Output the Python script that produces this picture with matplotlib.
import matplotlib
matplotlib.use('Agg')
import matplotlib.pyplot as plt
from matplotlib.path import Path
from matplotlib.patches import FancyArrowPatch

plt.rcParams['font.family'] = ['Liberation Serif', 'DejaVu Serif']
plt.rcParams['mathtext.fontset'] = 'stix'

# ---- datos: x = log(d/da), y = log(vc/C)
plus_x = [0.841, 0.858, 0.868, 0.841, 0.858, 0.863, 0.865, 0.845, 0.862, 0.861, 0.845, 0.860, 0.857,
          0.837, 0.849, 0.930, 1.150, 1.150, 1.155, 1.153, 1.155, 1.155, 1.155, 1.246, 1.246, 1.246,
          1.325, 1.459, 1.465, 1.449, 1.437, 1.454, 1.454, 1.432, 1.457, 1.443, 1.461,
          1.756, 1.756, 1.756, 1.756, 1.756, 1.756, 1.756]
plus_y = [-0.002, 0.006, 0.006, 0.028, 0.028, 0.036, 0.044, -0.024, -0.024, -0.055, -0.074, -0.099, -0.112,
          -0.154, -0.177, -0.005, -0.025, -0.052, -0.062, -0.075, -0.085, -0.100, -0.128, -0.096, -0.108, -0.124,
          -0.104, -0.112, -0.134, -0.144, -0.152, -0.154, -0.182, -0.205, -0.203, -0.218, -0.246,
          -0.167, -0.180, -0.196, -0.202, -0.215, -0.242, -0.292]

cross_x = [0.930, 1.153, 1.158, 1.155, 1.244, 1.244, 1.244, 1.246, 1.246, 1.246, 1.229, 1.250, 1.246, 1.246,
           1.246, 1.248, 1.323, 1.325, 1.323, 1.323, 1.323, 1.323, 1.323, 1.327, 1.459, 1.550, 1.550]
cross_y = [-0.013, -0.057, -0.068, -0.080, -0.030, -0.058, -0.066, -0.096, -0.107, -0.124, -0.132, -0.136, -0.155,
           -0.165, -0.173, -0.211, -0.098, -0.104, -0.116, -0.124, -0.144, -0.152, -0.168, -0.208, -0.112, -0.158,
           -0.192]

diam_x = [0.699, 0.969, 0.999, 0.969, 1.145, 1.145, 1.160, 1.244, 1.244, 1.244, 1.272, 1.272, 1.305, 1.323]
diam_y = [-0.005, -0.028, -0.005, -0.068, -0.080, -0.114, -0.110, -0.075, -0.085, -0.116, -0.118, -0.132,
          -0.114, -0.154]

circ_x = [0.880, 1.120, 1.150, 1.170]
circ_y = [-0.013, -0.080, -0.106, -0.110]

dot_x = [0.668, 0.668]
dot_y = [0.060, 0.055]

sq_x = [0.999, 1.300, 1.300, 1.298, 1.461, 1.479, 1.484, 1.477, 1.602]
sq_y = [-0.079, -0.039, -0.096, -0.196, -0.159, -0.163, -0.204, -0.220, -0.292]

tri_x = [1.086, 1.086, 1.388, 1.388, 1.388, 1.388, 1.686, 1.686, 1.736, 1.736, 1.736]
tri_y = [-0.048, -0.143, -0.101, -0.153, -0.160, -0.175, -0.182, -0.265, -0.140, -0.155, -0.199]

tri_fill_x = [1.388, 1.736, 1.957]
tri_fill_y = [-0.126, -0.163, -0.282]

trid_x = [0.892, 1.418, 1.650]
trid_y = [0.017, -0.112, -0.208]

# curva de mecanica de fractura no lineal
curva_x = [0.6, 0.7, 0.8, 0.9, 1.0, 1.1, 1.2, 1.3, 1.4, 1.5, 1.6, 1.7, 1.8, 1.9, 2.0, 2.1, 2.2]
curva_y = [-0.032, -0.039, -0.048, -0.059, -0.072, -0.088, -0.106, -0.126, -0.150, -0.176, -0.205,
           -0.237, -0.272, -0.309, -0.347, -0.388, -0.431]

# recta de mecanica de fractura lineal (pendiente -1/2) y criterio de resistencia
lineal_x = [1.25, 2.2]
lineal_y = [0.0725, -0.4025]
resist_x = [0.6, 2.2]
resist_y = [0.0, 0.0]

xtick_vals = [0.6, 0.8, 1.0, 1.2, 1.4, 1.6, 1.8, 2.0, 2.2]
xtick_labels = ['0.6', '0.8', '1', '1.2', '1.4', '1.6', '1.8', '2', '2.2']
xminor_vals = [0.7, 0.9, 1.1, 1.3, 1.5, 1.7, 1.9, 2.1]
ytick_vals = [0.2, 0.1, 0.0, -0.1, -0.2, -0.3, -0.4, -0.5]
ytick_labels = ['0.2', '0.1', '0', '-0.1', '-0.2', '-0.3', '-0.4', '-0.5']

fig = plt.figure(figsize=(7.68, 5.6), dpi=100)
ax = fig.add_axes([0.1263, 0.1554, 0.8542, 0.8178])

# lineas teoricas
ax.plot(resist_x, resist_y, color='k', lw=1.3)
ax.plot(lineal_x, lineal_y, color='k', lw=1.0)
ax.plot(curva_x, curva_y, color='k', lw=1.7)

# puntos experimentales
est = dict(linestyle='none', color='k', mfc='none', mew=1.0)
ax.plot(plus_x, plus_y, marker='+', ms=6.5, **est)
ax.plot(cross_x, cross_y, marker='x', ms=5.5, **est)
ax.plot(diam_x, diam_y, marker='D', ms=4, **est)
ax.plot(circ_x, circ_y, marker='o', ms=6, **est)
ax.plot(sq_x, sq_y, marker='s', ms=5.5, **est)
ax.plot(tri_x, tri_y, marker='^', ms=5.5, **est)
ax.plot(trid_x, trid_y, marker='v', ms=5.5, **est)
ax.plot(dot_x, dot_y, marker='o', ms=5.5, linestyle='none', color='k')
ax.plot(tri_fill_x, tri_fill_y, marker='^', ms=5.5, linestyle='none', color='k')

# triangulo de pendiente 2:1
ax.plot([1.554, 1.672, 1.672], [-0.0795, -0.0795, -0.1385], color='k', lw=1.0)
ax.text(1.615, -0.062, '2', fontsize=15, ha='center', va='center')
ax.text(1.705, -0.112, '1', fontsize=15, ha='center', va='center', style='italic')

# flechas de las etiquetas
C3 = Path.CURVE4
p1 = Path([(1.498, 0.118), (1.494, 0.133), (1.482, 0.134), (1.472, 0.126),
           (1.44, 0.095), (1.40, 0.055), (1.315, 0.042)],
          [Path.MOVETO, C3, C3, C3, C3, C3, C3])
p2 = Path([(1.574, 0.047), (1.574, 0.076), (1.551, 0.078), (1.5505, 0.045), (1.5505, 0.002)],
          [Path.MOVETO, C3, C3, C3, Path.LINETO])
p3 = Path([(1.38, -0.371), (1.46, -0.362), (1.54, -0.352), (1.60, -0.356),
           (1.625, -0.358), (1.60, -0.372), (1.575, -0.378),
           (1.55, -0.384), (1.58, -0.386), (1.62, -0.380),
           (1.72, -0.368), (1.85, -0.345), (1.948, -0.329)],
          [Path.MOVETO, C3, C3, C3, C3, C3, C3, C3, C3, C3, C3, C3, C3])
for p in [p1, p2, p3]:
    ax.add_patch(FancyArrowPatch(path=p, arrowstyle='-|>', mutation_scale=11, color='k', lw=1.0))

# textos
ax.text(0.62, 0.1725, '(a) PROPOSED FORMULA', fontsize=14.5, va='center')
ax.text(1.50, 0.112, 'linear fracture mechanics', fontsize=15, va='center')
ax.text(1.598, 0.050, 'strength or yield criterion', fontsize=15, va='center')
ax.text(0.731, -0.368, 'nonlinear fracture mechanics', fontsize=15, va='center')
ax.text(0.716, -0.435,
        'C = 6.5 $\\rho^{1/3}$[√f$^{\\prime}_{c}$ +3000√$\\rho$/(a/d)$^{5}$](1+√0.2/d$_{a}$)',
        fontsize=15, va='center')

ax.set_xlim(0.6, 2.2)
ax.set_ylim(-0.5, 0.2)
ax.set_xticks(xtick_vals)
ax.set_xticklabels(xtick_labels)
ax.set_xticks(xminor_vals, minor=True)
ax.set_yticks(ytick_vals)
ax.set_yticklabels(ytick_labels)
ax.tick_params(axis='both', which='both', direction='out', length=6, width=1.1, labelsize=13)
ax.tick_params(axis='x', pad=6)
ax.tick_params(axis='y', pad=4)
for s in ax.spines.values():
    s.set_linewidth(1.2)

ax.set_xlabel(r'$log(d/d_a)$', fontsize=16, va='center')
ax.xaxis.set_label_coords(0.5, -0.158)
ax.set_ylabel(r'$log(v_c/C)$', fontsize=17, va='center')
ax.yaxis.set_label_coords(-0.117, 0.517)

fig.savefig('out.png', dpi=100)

--*--

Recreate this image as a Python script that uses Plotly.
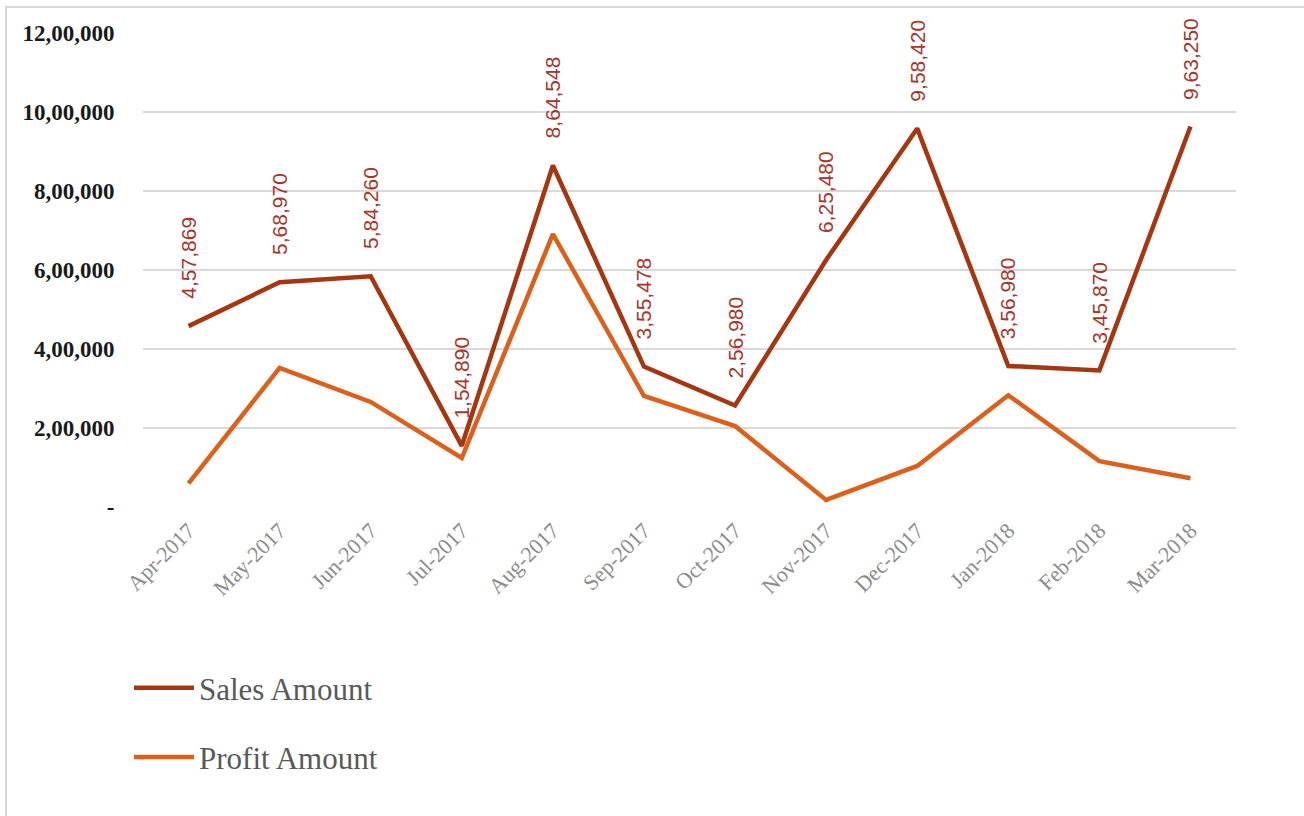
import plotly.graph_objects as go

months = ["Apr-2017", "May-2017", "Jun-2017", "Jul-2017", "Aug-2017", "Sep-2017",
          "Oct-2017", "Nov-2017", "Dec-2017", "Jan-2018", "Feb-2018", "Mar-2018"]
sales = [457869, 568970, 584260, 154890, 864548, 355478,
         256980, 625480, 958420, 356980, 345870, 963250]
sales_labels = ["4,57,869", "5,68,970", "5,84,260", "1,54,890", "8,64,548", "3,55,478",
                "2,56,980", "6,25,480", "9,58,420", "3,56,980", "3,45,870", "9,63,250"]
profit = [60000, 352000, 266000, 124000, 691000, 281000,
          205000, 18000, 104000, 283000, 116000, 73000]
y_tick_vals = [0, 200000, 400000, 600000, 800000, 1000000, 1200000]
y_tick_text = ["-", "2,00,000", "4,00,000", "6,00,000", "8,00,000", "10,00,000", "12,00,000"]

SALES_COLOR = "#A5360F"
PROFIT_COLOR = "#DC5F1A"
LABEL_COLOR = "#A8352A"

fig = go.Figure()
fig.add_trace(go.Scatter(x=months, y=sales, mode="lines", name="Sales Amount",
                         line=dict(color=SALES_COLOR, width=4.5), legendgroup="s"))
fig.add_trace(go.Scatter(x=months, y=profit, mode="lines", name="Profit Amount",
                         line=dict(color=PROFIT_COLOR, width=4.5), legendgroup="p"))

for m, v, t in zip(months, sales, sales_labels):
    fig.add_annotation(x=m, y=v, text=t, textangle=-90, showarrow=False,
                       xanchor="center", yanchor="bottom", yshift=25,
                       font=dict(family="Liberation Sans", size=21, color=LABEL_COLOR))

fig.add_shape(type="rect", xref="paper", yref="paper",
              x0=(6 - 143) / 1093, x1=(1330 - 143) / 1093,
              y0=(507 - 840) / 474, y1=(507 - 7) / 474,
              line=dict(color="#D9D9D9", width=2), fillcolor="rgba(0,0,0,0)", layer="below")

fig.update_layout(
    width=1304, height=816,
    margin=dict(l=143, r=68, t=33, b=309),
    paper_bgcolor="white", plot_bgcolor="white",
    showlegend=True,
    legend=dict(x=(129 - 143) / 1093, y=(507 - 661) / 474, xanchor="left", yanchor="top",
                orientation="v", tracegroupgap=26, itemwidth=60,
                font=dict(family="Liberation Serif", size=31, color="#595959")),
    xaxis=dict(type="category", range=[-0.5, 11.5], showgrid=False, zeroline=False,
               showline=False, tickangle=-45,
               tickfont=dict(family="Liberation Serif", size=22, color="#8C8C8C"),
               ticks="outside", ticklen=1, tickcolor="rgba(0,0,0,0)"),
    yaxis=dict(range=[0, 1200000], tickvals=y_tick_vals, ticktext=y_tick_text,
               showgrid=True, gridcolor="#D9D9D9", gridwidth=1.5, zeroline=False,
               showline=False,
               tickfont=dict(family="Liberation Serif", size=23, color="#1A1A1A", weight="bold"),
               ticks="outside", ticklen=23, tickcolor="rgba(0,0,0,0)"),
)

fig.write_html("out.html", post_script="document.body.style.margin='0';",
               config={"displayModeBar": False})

--*--

To do
Work out how many lines of the listing above include "Python". Answer with the number and nothing more.

Written response
2